##### Supplied information

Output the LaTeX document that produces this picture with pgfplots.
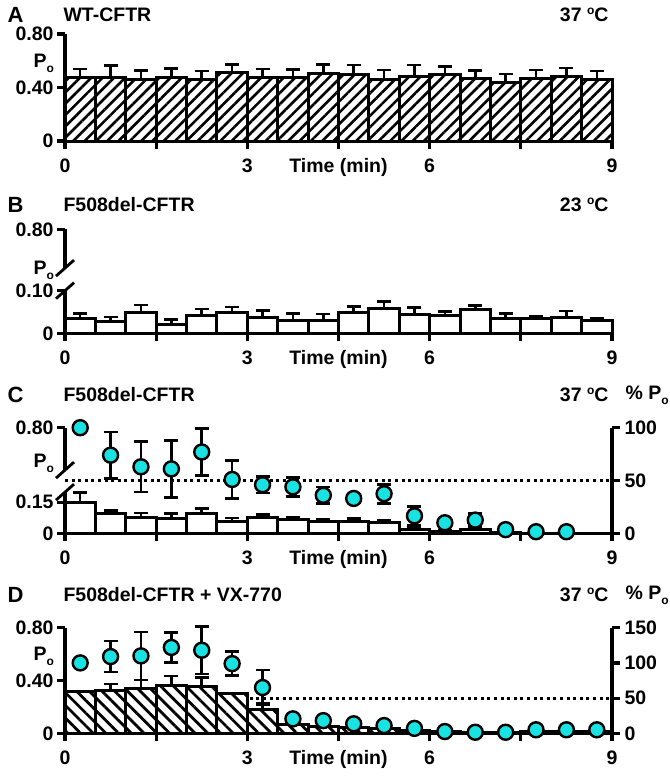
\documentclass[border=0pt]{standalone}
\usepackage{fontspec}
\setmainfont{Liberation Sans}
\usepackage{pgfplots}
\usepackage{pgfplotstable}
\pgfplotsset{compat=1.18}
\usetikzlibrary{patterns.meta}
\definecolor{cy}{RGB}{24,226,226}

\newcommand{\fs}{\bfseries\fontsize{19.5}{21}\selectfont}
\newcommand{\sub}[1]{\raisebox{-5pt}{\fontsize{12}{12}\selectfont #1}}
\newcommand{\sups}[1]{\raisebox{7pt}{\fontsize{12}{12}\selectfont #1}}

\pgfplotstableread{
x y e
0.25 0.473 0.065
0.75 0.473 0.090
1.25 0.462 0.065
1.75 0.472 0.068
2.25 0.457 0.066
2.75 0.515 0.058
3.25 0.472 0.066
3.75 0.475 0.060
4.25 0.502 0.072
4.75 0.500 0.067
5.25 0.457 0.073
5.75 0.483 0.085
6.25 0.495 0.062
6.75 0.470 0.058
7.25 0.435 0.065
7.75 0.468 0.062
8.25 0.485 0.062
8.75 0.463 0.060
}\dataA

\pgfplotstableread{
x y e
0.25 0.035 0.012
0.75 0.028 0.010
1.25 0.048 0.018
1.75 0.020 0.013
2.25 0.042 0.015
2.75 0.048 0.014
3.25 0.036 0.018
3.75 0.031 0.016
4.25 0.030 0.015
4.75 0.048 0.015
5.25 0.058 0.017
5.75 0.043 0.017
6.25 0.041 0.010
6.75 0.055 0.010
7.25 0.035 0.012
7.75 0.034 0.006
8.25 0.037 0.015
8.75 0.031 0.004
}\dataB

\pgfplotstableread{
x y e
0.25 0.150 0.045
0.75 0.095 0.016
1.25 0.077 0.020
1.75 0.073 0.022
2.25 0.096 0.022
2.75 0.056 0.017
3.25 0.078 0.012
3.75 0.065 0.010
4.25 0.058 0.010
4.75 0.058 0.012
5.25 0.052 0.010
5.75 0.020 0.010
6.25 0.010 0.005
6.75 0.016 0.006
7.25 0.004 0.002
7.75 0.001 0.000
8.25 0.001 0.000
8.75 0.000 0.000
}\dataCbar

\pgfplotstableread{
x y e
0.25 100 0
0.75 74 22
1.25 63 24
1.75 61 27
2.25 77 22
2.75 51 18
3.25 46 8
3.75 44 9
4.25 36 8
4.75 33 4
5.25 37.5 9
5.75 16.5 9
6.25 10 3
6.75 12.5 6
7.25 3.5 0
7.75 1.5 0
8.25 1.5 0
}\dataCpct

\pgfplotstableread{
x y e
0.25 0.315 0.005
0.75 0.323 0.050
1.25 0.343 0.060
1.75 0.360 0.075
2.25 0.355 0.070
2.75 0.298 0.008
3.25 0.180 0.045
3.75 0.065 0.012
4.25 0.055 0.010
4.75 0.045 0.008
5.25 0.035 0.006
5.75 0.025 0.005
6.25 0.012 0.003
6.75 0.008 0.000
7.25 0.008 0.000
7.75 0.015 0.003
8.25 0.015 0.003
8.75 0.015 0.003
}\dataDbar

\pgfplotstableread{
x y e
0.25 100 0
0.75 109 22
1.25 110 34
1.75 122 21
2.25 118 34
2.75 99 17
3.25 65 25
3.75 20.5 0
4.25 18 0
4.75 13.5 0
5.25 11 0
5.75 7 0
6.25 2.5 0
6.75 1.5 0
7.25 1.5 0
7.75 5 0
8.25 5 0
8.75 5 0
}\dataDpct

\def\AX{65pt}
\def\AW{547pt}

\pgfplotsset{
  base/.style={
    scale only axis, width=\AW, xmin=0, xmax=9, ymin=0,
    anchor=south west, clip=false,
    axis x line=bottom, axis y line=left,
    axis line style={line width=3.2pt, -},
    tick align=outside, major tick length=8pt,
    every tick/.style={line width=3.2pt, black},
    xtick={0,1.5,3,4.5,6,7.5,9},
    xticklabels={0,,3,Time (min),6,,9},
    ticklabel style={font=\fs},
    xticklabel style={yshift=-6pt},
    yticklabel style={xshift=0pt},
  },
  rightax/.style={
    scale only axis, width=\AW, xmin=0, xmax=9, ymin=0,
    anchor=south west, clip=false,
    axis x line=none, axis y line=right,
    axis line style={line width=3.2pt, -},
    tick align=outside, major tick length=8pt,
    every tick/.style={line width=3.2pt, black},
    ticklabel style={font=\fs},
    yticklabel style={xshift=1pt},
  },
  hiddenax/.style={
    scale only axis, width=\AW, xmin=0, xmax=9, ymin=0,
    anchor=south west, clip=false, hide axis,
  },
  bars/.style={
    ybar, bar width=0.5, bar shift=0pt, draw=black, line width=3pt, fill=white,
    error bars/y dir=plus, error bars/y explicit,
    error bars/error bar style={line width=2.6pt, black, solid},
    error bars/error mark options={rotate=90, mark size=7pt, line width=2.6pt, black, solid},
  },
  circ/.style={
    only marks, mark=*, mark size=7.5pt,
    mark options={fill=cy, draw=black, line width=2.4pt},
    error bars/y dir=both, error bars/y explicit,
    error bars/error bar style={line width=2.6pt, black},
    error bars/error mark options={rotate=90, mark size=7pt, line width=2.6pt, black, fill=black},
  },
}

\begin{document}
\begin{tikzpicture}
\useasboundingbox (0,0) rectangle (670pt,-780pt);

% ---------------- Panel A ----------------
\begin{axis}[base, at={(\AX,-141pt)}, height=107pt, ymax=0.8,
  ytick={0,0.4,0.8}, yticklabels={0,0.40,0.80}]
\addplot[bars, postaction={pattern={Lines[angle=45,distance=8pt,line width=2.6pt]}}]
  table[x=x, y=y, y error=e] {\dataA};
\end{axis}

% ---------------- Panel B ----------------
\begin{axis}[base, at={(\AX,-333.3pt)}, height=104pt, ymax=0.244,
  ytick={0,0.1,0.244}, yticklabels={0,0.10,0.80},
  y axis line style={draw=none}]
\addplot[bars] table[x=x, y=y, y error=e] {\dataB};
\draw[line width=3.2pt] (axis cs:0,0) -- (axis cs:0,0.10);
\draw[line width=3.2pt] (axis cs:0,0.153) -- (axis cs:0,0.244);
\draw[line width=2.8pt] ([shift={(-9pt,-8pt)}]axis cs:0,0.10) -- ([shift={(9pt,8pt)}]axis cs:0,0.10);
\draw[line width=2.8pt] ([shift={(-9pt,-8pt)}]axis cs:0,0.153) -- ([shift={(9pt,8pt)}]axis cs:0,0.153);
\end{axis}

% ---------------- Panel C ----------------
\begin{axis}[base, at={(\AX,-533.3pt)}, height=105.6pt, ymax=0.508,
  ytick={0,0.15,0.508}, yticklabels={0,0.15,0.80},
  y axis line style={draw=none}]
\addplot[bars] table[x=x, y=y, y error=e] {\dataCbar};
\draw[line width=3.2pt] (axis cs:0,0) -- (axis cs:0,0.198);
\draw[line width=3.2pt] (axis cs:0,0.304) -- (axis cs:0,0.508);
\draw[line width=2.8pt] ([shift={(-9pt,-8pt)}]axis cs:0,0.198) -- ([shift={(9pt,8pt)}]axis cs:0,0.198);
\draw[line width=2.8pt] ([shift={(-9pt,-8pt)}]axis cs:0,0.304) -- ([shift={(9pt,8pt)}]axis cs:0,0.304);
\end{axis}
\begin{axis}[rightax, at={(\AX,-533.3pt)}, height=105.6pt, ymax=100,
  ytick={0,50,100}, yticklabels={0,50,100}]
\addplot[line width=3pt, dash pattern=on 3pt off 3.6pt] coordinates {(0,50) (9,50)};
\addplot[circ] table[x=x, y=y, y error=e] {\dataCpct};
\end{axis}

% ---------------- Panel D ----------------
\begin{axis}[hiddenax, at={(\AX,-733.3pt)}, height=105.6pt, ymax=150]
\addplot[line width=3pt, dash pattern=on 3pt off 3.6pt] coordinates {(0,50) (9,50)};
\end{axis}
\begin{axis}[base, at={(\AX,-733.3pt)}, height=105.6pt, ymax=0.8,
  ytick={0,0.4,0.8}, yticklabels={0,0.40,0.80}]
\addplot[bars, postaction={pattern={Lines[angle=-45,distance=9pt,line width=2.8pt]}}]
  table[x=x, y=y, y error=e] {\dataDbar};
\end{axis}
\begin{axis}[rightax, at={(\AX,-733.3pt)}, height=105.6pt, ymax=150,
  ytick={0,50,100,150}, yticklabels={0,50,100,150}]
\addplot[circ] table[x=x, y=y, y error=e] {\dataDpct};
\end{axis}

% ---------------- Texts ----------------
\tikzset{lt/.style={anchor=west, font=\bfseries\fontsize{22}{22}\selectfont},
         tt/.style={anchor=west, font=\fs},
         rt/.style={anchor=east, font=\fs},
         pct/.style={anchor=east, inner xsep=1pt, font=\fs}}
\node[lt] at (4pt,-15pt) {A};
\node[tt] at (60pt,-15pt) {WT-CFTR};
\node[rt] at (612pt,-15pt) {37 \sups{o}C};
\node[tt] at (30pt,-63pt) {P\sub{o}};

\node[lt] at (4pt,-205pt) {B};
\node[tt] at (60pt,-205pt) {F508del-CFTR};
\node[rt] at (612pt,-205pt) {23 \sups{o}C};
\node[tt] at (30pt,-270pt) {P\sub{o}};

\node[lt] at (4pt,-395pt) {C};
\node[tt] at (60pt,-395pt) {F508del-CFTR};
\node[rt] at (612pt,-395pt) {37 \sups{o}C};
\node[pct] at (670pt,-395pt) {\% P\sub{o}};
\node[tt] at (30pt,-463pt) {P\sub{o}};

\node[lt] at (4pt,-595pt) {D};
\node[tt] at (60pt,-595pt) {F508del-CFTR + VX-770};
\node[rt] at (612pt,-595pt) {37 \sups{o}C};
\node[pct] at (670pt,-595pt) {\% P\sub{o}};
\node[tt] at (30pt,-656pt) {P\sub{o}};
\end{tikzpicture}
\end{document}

##########
##### Supplied information

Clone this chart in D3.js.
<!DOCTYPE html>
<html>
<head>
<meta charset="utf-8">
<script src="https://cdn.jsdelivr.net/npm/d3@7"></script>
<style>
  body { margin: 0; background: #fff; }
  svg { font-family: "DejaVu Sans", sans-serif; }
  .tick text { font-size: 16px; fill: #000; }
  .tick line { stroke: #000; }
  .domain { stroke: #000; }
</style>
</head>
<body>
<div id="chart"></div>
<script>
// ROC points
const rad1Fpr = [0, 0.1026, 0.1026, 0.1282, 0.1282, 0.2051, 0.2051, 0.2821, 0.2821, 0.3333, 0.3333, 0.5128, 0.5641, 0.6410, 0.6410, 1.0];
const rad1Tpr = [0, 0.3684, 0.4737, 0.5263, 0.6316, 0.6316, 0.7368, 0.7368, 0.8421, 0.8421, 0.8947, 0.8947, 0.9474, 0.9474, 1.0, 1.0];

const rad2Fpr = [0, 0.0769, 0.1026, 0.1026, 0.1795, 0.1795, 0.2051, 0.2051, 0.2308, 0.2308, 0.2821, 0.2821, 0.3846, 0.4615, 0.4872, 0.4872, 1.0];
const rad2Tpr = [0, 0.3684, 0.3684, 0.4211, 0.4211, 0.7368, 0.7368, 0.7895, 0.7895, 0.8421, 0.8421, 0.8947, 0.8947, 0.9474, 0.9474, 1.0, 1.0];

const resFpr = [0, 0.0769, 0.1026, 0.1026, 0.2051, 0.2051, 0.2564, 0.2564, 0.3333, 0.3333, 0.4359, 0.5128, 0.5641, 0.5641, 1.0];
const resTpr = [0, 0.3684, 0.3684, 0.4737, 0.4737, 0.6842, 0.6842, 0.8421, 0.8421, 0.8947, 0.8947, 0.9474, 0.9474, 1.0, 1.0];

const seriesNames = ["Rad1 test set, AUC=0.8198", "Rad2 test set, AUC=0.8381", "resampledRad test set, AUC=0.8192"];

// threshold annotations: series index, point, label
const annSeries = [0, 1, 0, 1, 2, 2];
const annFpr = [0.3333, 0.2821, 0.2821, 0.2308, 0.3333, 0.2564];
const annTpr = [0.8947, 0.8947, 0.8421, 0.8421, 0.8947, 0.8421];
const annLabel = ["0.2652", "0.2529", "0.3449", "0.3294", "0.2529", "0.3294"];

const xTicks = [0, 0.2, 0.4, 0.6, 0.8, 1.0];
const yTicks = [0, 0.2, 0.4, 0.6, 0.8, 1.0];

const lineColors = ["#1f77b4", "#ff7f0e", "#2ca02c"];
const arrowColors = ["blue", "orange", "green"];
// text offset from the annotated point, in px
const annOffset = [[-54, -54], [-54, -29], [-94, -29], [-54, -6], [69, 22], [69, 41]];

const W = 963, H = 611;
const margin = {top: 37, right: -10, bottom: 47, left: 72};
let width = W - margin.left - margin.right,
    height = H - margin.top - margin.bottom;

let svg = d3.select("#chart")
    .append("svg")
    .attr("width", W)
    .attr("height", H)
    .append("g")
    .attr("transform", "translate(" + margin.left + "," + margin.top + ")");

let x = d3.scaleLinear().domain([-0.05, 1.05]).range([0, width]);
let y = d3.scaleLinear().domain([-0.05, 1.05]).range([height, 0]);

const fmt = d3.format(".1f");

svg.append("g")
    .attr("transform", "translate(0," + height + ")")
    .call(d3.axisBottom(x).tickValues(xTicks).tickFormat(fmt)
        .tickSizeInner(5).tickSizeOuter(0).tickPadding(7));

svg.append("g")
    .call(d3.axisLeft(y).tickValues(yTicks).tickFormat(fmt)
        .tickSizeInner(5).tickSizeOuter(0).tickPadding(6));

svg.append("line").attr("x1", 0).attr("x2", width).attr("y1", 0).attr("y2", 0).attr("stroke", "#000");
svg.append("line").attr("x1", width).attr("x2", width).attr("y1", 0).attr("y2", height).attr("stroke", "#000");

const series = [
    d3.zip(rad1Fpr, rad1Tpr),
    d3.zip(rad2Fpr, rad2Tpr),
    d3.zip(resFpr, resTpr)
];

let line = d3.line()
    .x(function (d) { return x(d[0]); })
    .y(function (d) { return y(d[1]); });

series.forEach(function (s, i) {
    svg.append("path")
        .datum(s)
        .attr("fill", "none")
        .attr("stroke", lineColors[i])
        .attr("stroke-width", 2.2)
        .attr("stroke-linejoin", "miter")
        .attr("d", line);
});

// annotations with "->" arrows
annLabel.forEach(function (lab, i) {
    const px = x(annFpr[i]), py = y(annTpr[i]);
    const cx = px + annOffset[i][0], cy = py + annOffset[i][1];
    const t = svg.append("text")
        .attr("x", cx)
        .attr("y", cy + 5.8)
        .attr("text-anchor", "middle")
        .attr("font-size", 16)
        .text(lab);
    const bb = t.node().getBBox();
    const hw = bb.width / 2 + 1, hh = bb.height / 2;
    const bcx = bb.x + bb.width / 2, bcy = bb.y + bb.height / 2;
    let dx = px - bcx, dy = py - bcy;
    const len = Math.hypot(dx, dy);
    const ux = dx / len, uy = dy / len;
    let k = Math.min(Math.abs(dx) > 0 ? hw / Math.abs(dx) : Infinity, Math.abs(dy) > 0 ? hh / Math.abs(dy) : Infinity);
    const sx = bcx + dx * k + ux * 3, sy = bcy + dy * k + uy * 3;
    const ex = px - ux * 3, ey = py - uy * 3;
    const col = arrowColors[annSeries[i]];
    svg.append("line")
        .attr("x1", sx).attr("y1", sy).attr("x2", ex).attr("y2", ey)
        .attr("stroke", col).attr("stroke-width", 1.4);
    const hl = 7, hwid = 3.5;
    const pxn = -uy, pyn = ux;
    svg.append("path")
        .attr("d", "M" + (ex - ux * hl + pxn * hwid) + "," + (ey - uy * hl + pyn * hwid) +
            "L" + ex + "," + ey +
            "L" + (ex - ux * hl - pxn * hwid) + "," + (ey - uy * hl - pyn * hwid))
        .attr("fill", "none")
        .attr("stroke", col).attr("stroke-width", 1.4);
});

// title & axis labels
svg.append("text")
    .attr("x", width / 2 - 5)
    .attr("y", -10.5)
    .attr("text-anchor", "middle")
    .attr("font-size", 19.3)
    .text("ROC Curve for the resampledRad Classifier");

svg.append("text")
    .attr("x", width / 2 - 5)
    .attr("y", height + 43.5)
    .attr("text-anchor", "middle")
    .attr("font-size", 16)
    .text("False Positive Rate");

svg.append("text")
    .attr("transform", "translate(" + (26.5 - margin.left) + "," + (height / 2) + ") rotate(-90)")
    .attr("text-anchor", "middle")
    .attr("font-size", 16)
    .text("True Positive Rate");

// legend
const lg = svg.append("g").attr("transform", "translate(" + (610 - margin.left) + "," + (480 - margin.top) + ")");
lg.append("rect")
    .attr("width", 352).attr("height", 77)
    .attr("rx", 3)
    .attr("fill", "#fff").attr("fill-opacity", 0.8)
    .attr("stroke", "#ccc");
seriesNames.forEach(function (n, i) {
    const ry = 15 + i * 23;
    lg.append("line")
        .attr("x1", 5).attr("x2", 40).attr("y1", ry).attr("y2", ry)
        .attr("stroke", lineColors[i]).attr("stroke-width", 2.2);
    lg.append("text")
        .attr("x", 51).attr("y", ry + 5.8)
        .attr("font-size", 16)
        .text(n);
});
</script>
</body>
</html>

##########

__Directions for this task__:
Select every line in the material above where the string "with" occurs, and copy it.

__Solution to this problem__:
Output the LaTeX document that produces this picture with pgfplots.
// annotations with "->" arrows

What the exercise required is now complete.